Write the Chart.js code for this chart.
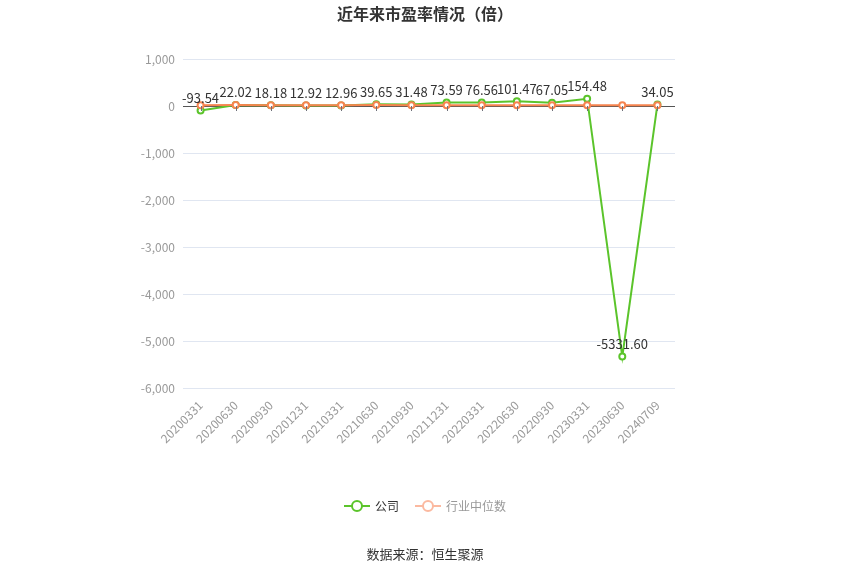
<!DOCTYPE html>
<html>
<head>
<meta charset="utf-8">
<script src="https://cdn.jsdelivr.net/npm/chart.js@4.4.0/dist/chart.umd.min.js"></script>
<style>
  body { margin: 0; background: #fff; }
  #wrap { width: 850px; height: 575px; }
</style>
</head>
<body>
<div id="wrap"><canvas id="peChart"></canvas></div>
<script>
const categories = ['20200331', '20200630', '20200930', '20201231', '20210331', '20210630', '20210930',
    '20211231', '20220331', '20220630', '20220930', '20230331', '20230630', '20240709'];
const companyPE = [-93.54, 22.02, 18.18, 12.92, 12.96, 39.65, 31.48, 73.59, 76.56, 101.47, 67.05, 154.48, -5331.60, 34.05];
const industryPE = [18.5, 19.2, 18.1, 17.6, 18.3, 19.5, 18.4, 17.2, 16.5, 15.8, 15.1, 14.6, 13.9, 14.2];
const yTicks = [1000, 0, -1000, -2000, -3000, -4000, -5000, -6000];

const FONT = "'Noto Sans CJK SC', 'Noto Sans', sans-serif";
const GREEN = '#5bc42b';
const ORANGE = '#f6844f';

// title, legend and source are drawn centred on the whole canvas
const decorations = {
    id: 'decorations',
    afterDraw(chart) {
        const ctx = chart.ctx;
        const x = chart.scales.x, y = chart.scales.y;
        const y0 = y.getPixelForValue(0);
        ctx.save();
        // small ticks under the zero line
        ctx.strokeStyle = '#6e7079';
        ctx.lineWidth = 1;
        for (let i = 0; i < categories.length; i++) {
            let px = Math.round(x.getPixelForValue(i)) + 0.5;
            ctx.beginPath(); ctx.moveTo(px, y0); ctx.lineTo(px, y0 + 5); ctx.stroke();
        }

        ctx.textBaseline = 'middle';
        ctx.textAlign = 'center';
        ctx.font = 'bold 16px ' + FONT;
        ctx.fillStyle = '#333';
        ctx.fillText('近年来市盈率情况（倍）', 425, 14);

        ctx.font = '13px ' + FONT;
        ctx.fillText('数据来源：恒生聚源', 425, 554);

        // legend
        const items = [
            { text: chart.data.datasets[0].label, line: GREEN, color: '#333' },
            { text: chart.data.datasets[1].label, line: '#fbb9a0', color: '#999' }
        ];
        ctx.font = '12px ' + FONT;
        ctx.textAlign = 'left';
        const gap = 16, mark = 26, pad = 5;
        let total = 0;
        items.forEach(it => { it.w = mark + pad + ctx.measureText(it.text).width; total += it.w; });
        total += gap;
        let lx = 425 - total / 2;
        const ly = 506;
        items.forEach(it => {
            ctx.strokeStyle = it.line;
            ctx.lineWidth = 2;
            ctx.beginPath(); ctx.moveTo(lx, ly); ctx.lineTo(lx + mark, ly); ctx.stroke();
            ctx.fillStyle = '#fff';
            ctx.beginPath(); ctx.arc(lx + mark / 2, ly, 5, 0, Math.PI * 2); ctx.fill(); ctx.stroke();
            ctx.fillStyle = it.color;
            ctx.fillText(it.text, lx + mark + pad, ly);
            lx += it.w + gap;
        });
        ctx.restore();
    }
};

const valueLabels = {
    id: 'valueLabels',
    afterDatasetsDraw(chart) {
        const ctx = chart.ctx;
        const meta = chart.getDatasetMeta(0);
        ctx.save();
        ctx.font = '13px ' + FONT;
        ctx.fillStyle = '#333';
        ctx.textAlign = 'center';
        ctx.textBaseline = 'bottom';
        meta.data.forEach(function(pt, i) {
            ctx.fillText(companyPE[i].toFixed(2), pt.x, pt.y - 6);
        });
        ctx.restore();
    }
};

new Chart(document.getElementById('peChart'), {
    type: 'line',
    data: {
        labels: categories,
        datasets: [{
            label: '公司',
            data: companyPE,
            borderColor: GREEN,
            backgroundColor: '#fff',
            pointBorderColor: GREEN,
            pointBackgroundColor: '#fff',
            borderWidth: 2,
            pointRadius: 3,
            pointBorderWidth: 2,
            tension: 0,
            order: 2
        }, {
            label: '行业中位数',
            data: industryPE,
            borderColor: ORANGE,
            backgroundColor: '#fff',
            pointBorderColor: ORANGE,
            pointBackgroundColor: '#fff',
            borderWidth: 2,
            pointRadius: 3,
            pointBorderWidth: 2,
            tension: 0,
            order: 1
        }]
    },
    options: {
        responsive: true,
        maintainAspectRatio: false,
        animation: false,
        layout: { padding: { left: 0, right: 175, top: 59, bottom: 87 } },
        plugins: {
            title: { display: false },
            legend: { display: false },
            tooltip: { enabled: false }
        },
        scales: {
            x: {
                offset: true,
                grid: { display: false },
                border: { display: false },
                ticks: {
                    color: '#999',
                    font: { family: FONT, size: 12 },
                    maxRotation: 45,
                    minRotation: 45,
                    autoSkip: false,
                    padding: 2
                },
                afterFit: function(s) { s.height = 100; }
            },
            y: {
                min: -6000,
                max: 1000,
                afterBuildTicks: function(s) { s.ticks = yTicks.map(v => ({ value: v })); },
                grid: {
                    drawTicks: false,
                    color: function(c) { return c.tick && c.tick.value === 0 ? '#555' : '#e0e6f1'; }
                },
                border: { display: false },
                ticks: {
                    color: '#999',
                    padding: 8,
                    font: { family: FONT, size: 12 },
                    callback: function(v) { return v.toLocaleString('en-US'); }
                },
                afterFit: function(s) { s.width = 183; }
            }
        }
    },
    plugins: [valueLabels, decorations]
});
</script>
</body>
</html>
------------------------
▶ **Brief**
Copy the listing word for word, excluding its pictures.

▶ **Full response**
Write the Chart.js code for this chart.
<!DOCTYPE html>
<html>
<head>
<meta charset="utf-8">
<script src="https://cdn.jsdelivr.net/npm/chart.js@4.4.0/dist/chart.umd.min.js"></script>
<style>
  body { margin: 0; background: #fff; }
  #wrap { width: 850px; height: 575px; }
</style>
</head>
<body>
<div id="wrap"><canvas id="peChart"></canvas></div>
<script>
const categories = ['20200331', '20200630', '20200930', '20201231', '20210331', '20210630', '20210930',
    '20211231', '20220331', '20220630', '20220930', '20230331', '20230630', '20240709'];
const companyPE = [-93.54, 22.02, 18.18, 12.92, 12.96, 39.65, 31.48, 73.59, 76.56, 101.47, 67.05, 154.48, -5331.60, 34.05];
const industryPE = [18.5, 19.2, 18.1, 17.6, 18.3, 19.5, 18.4, 17.2, 16.5, 15.8, 15.1, 14.6, 13.9, 14.2];
const yTicks = [1000, 0, -1000, -2000, -3000, -4000, -5000, -6000];

const FONT = "'Noto Sans CJK SC', 'Noto Sans', sans-serif";
const GREEN = '#5bc42b';
const ORANGE = '#f6844f';

// title, legend and source are drawn centred on the whole canvas
const decorations = {
    id: 'decorations',
    afterDraw(chart) {
        const ctx = chart.ctx;
        const x = chart.scales.x, y = chart.scales.y;
        const y0 = y.getPixelForValue(0);
        ctx.save();
        // small ticks under the zero line
        ctx.strokeStyle = '#6e7079';
        ctx.lineWidth = 1;
        for (let i = 0; i < categories.length; i++) {
            let px = Math.round(x.getPixelForValue(i)) + 0.5;
            ctx.beginPath(); ctx.moveTo(px, y0); ctx.lineTo(px, y0 + 5); ctx.stroke();
        }

        ctx.textBaseline = 'middle';
        ctx.textAlign = 'center';
        ctx.font = 'bold 16px ' + FONT;
        ctx.fillStyle = '#333';
        ctx.fillText('近年来市盈率情况（倍）', 425, 14);

        ctx.font = '13px ' + FONT;
        ctx.fillText('数据来源：恒生聚源', 425, 554);

        // legend
        const items = [
            { text: chart.data.datasets[0].label, line: GREEN, color: '#333' },
            { text: chart.data.datasets[1].label, line: '#fbb9a0', color: '#999' }
        ];
        ctx.font = '12px ' + FONT;
        ctx.textAlign = 'left';
        const gap = 16, mark = 26, pad = 5;
        let total = 0;
        items.forEach(it => { it.w = mark + pad + ctx.measureText(it.text).width; total += it.w; });
        total += gap;
        let lx = 425 - total / 2;
        const ly = 506;
        items.forEach(it => {
            ctx.strokeStyle = it.line;
            ctx.lineWidth = 2;
            ctx.beginPath(); ctx.moveTo(lx, ly); ctx.lineTo(lx + mark, ly); ctx.stroke();
            ctx.fillStyle = '#fff';
            ctx.beginPath(); ctx.arc(lx + mark / 2, ly, 5, 0, Math.PI * 2); ctx.fill(); ctx.stroke();
            ctx.fillStyle = it.color;
            ctx.fillText(it.text, lx + mark + pad, ly);
            lx += it.w + gap;
        });
        ctx.restore();
    }
};

const valueLabels = {
    id: 'valueLabels',
    afterDatasetsDraw(chart) {
        const ctx = chart.ctx;
        const meta = chart.getDatasetMeta(0);
        ctx.save();
        ctx.font = '13px ' + FONT;
        ctx.fillStyle = '#333';
        ctx.textAlign = 'center';
        ctx.textBaseline = 'bottom';
        meta.data.forEach(function(pt, i) {
            ctx.fillText(companyPE[i].toFixed(2), pt.x, pt.y - 6);
        });
        ctx.restore();
    }
};

new Chart(document.getElementById('peChart'), {
    type: 'line',
    data: {
        labels: categories,
        datasets: [{
            label: '公司',
            data: companyPE,
            borderColor: GREEN,
            backgroundColor: '#fff',
            pointBorderColor: GREEN,
            pointBackgroundColor: '#fff',
            borderWidth: 2,
            pointRadius: 3,
            pointBorderWidth: 2,
            tension: 0,
            order: 2
        }, {
            label: '行业中位数',
            data: industryPE,
            borderColor: ORANGE,
            backgroundColor: '#fff',
            pointBorderColor: ORANGE,
            pointBackgroundColor: '#fff',
            borderWidth: 2,
            pointRadius: 3,
            pointBorderWidth: 2,
            tension: 0,
            order: 1
        }]
    },
    options: {
        responsive: true,
        maintainAspectRatio: false,
        animation: false,
        layout: { padding: { left: 0, right: 175, top: 59, bottom: 87 } },
        plugins: {
            title: { display: false },
            legend: { display: false },
            tooltip: { enabled: false }
        },
        scales: {
            x: {
                offset: true,
                grid: { display: false },
                border: { display: false },
                ticks: {
                    color: '#999',
                    font: { family: FONT, size: 12 },
                    maxRotation: 45,
                    minRotation: 45,
                    autoSkip: false,
                    padding: 2
                },
                afterFit: function(s) { s.height = 100; }
            },
            y: {
                min: -6000,
                max: 1000,
                afterBuildTicks: function(s) { s.ticks = yTicks.map(v => ({ value: v })); },
                grid: {
                    drawTicks: false,
                    color: function(c) { return c.tick && c.tick.value === 0 ? '#555' : '#e0e6f1'; }
                },
                border: { display: false },
                ticks: {
                    color: '#999',
                    padding: 8,
                    font: { family: FONT, size: 12 },
                    callback: function(v) { return v.toLocaleString('en-US'); }
                },
                afterFit: function(s) { s.width = 183; }
            }
        }
    },
    plugins: [valueLabels, decorations]
});
</script>
</body>
</html>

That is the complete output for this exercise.